REQUIRED TASK.
Transcribe every line exactly. Leave the pictures behind.
========================================================================
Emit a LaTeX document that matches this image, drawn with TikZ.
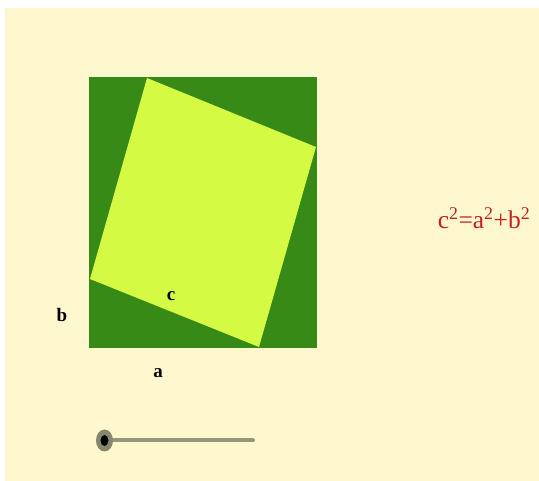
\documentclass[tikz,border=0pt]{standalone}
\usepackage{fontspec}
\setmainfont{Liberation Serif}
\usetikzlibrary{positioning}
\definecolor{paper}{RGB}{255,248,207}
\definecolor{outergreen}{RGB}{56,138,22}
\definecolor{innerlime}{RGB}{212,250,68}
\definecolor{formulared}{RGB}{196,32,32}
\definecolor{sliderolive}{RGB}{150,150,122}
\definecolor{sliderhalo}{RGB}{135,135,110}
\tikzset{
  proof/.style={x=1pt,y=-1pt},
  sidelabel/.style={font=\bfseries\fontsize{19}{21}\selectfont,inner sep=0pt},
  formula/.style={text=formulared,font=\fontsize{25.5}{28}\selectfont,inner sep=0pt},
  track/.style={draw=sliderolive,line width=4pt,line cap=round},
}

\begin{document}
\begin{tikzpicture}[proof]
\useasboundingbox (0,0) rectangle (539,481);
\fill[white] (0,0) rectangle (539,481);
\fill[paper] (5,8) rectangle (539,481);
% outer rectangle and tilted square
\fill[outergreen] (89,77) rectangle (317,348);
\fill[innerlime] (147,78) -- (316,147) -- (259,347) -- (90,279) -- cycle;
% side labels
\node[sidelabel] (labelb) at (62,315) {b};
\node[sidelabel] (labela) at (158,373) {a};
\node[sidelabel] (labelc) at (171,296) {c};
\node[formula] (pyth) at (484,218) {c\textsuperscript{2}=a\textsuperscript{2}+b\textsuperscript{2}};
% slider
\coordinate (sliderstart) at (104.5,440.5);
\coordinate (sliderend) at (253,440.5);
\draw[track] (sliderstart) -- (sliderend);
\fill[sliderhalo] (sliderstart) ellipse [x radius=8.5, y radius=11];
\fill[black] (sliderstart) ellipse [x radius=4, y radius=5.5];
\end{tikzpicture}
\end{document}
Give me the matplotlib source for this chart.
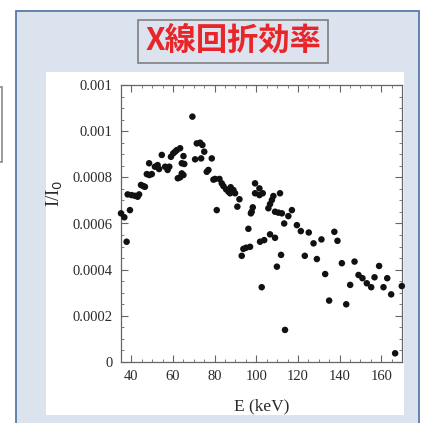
========================================================================
WRITTEN RESPONSE.
Emit a LaTeX document that matches this image, drawn with TikZ.
\documentclass[tikz,border=0pt]{standalone}
\usepackage{fontspec}
\setmainfont{Liberation Serif}
\usetikzlibrary{positioning}
\definecolor{paper}{RGB}{255,248,207}
\definecolor{outergreen}{RGB}{56,138,22}
\definecolor{innerlime}{RGB}{212,250,68}
\definecolor{formulared}{RGB}{196,32,32}
\definecolor{sliderolive}{RGB}{150,150,122}
\definecolor{sliderhalo}{RGB}{135,135,110}
\tikzset{
  proof/.style={x=1pt,y=-1pt},
  sidelabel/.style={font=\bfseries\fontsize{19}{21}\selectfont,inner sep=0pt},
  formula/.style={text=formulared,font=\fontsize{25.5}{28}\selectfont,inner sep=0pt},
  track/.style={draw=sliderolive,line width=4pt,line cap=round},
}

\begin{document}
\begin{tikzpicture}[proof]
\useasboundingbox (0,0) rectangle (539,481);
\fill[white] (0,0) rectangle (539,481);
\fill[paper] (5,8) rectangle (539,481);
% outer rectangle and tilted square
\fill[outergreen] (89,77) rectangle (317,348);
\fill[innerlime] (147,78) -- (316,147) -- (259,347) -- (90,279) -- cycle;
% side labels
\node[sidelabel] (labelb) at (62,315) {b};
\node[sidelabel] (labela) at (158,373) {a};
\node[sidelabel] (labelc) at (171,296) {c};
\node[formula] (pyth) at (484,218) {c\textsuperscript{2}=a\textsuperscript{2}+b\textsuperscript{2}};
% slider
\coordinate (sliderstart) at (104.5,440.5);
\coordinate (sliderend) at (253,440.5);
\draw[track] (sliderstart) -- (sliderend);
\fill[sliderhalo] (sliderstart) ellipse [x radius=8.5, y radius=11];
\fill[black] (sliderstart) ellipse [x radius=4, y radius=5.5];
\end{tikzpicture}
\end{document}
Give me the matplotlib source for this chart.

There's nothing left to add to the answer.